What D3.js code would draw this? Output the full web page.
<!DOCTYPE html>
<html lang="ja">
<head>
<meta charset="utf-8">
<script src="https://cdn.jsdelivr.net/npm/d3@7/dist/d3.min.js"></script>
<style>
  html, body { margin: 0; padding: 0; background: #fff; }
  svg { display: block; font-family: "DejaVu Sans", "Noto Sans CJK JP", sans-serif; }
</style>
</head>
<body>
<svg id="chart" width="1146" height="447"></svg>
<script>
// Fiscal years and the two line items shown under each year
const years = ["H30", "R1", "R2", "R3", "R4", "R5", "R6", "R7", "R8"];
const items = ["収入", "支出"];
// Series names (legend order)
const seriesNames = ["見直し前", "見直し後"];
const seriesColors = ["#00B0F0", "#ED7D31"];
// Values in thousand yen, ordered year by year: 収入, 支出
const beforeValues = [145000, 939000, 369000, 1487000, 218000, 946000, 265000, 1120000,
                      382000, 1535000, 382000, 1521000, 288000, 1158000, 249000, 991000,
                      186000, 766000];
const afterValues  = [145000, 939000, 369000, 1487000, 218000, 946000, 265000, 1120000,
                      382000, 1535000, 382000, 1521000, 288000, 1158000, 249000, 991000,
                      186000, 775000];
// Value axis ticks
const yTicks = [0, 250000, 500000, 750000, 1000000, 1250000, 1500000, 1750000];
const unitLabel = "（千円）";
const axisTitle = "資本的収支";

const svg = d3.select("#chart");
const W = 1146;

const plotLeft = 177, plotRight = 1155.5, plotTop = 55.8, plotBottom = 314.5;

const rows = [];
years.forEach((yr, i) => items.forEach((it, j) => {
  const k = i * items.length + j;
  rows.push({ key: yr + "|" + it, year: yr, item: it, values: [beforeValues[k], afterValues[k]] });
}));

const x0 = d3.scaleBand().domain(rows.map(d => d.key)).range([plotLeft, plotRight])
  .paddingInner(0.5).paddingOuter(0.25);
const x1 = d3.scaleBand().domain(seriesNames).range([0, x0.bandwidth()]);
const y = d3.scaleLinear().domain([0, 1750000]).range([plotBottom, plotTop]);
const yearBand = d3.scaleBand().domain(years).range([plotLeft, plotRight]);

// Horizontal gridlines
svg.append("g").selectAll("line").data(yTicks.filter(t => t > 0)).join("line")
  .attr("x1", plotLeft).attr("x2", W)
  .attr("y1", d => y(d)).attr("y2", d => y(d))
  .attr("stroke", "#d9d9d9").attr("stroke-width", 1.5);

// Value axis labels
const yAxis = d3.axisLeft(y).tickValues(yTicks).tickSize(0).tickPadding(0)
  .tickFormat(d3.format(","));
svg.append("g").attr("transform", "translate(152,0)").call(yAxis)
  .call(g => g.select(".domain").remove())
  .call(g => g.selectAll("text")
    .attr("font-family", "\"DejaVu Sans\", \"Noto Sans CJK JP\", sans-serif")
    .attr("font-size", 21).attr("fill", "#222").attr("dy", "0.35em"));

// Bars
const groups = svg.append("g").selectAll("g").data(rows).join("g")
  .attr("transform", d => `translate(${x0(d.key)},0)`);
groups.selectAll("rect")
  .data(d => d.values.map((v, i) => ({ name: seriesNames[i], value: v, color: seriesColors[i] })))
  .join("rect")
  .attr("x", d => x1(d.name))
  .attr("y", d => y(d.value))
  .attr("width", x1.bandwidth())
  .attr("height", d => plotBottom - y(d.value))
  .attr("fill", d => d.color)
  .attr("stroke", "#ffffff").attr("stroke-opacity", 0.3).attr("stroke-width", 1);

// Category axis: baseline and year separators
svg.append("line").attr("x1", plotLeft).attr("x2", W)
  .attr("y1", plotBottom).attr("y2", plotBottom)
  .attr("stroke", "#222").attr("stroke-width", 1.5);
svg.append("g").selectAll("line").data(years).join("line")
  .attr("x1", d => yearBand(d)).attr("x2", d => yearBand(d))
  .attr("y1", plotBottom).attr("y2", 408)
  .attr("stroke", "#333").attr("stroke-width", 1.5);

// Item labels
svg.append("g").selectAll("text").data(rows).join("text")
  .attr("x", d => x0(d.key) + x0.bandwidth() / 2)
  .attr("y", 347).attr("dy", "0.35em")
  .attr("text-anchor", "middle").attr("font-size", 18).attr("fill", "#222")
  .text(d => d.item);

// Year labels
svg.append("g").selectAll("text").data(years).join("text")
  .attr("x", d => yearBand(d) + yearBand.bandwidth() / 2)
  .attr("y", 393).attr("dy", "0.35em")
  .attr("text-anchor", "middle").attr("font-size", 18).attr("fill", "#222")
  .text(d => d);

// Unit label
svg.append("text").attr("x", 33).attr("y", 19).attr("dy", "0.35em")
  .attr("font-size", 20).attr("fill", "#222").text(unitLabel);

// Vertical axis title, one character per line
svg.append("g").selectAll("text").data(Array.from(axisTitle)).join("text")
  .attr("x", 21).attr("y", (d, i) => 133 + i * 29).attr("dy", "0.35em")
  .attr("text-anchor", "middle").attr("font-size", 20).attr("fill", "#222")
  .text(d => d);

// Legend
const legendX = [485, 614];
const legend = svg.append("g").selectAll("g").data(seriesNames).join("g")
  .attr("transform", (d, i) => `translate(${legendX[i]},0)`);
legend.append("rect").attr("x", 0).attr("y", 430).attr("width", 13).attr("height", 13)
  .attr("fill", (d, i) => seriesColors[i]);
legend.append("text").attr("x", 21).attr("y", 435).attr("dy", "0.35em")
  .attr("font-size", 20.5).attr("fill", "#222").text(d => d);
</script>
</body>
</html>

***

**Aim**
Write out the material from the first line to the last, exactly.

**Written reply**
What D3.js code would draw this? Output the full web page.
<!DOCTYPE html>
<html lang="ja">
<head>
<meta charset="utf-8">
<script src="https://cdn.jsdelivr.net/npm/d3@7/dist/d3.min.js"></script>
<style>
  html, body { margin: 0; padding: 0; background: #fff; }
  svg { display: block; font-family: "DejaVu Sans", "Noto Sans CJK JP", sans-serif; }
</style>
</head>
<body>
<svg id="chart" width="1146" height="447"></svg>
<script>
// Fiscal years and the two line items shown under each year
const years = ["H30", "R1", "R2", "R3", "R4", "R5", "R6", "R7", "R8"];
const items = ["収入", "支出"];
// Series names (legend order)
const seriesNames = ["見直し前", "見直し後"];
const seriesColors = ["#00B0F0", "#ED7D31"];
// Values in thousand yen, ordered year by year: 収入, 支出
const beforeValues = [145000, 939000, 369000, 1487000, 218000, 946000, 265000, 1120000,
                      382000, 1535000, 382000, 1521000, 288000, 1158000, 249000, 991000,
                      186000, 766000];
const afterValues  = [145000, 939000, 369000, 1487000, 218000, 946000, 265000, 1120000,
                      382000, 1535000, 382000, 1521000, 288000, 1158000, 249000, 991000,
                      186000, 775000];
// Value axis ticks
const yTicks = [0, 250000, 500000, 750000, 1000000, 1250000, 1500000, 1750000];
const unitLabel = "（千円）";
const axisTitle = "資本的収支";

const svg = d3.select("#chart");
const W = 1146;

const plotLeft = 177, plotRight = 1155.5, plotTop = 55.8, plotBottom = 314.5;

const rows = [];
years.forEach((yr, i) => items.forEach((it, j) => {
  const k = i * items.length + j;
  rows.push({ key: yr + "|" + it, year: yr, item: it, values: [beforeValues[k], afterValues[k]] });
}));

const x0 = d3.scaleBand().domain(rows.map(d => d.key)).range([plotLeft, plotRight])
  .paddingInner(0.5).paddingOuter(0.25);
const x1 = d3.scaleBand().domain(seriesNames).range([0, x0.bandwidth()]);
const y = d3.scaleLinear().domain([0, 1750000]).range([plotBottom, plotTop]);
const yearBand = d3.scaleBand().domain(years).range([plotLeft, plotRight]);

// Horizontal gridlines
svg.append("g").selectAll("line").data(yTicks.filter(t => t > 0)).join("line")
  .attr("x1", plotLeft).attr("x2", W)
  .attr("y1", d => y(d)).attr("y2", d => y(d))
  .attr("stroke", "#d9d9d9").attr("stroke-width", 1.5);

// Value axis labels
const yAxis = d3.axisLeft(y).tickValues(yTicks).tickSize(0).tickPadding(0)
  .tickFormat(d3.format(","));
svg.append("g").attr("transform", "translate(152,0)").call(yAxis)
  .call(g => g.select(".domain").remove())
  .call(g => g.selectAll("text")
    .attr("font-family", "\"DejaVu Sans\", \"Noto Sans CJK JP\", sans-serif")
    .attr("font-size", 21).attr("fill", "#222").attr("dy", "0.35em"));

// Bars
const groups = svg.append("g").selectAll("g").data(rows).join("g")
  .attr("transform", d => `translate(${x0(d.key)},0)`);
groups.selectAll("rect")
  .data(d => d.values.map((v, i) => ({ name: seriesNames[i], value: v, color: seriesColors[i] })))
  .join("rect")
  .attr("x", d => x1(d.name))
  .attr("y", d => y(d.value))
  .attr("width", x1.bandwidth())
  .attr("height", d => plotBottom - y(d.value))
  .attr("fill", d => d.color)
  .attr("stroke", "#ffffff").attr("stroke-opacity", 0.3).attr("stroke-width", 1);

// Category axis: baseline and year separators
svg.append("line").attr("x1", plotLeft).attr("x2", W)
  .attr("y1", plotBottom).attr("y2", plotBottom)
  .attr("stroke", "#222").attr("stroke-width", 1.5);
svg.append("g").selectAll("line").data(years).join("line")
  .attr("x1", d => yearBand(d)).attr("x2", d => yearBand(d))
  .attr("y1", plotBottom).attr("y2", 408)
  .attr("stroke", "#333").attr("stroke-width", 1.5);

// Item labels
svg.append("g").selectAll("text").data(rows).join("text")
  .attr("x", d => x0(d.key) + x0.bandwidth() / 2)
  .attr("y", 347).attr("dy", "0.35em")
  .attr("text-anchor", "middle").attr("font-size", 18).attr("fill", "#222")
  .text(d => d.item);

// Year labels
svg.append("g").selectAll("text").data(years).join("text")
  .attr("x", d => yearBand(d) + yearBand.bandwidth() / 2)
  .attr("y", 393).attr("dy", "0.35em")
  .attr("text-anchor", "middle").attr("font-size", 18).attr("fill", "#222")
  .text(d => d);

// Unit label
svg.append("text").attr("x", 33).attr("y", 19).attr("dy", "0.35em")
  .attr("font-size", 20).attr("fill", "#222").text(unitLabel);

// Vertical axis title, one character per line
svg.append("g").selectAll("text").data(Array.from(axisTitle)).join("text")
  .attr("x", 21).attr("y", (d, i) => 133 + i * 29).attr("dy", "0.35em")
  .attr("text-anchor", "middle").attr("font-size", 20).attr("fill", "#222")
  .text(d => d);

// Legend
const legendX = [485, 614];
const legend = svg.append("g").selectAll("g").data(seriesNames).join("g")
  .attr("transform", (d, i) => `translate(${legendX[i]},0)`);
legend.append("rect").attr("x", 0).attr("y", 430).attr("width", 13).attr("height", 13)
  .attr("fill", (d, i) => seriesColors[i]);
legend.append("text").attr("x", 21).attr("y", 435).attr("dy", "0.35em")
  .attr("font-size", 20.5).attr("fill", "#222").text(d => d);
</script>
</body>
</html>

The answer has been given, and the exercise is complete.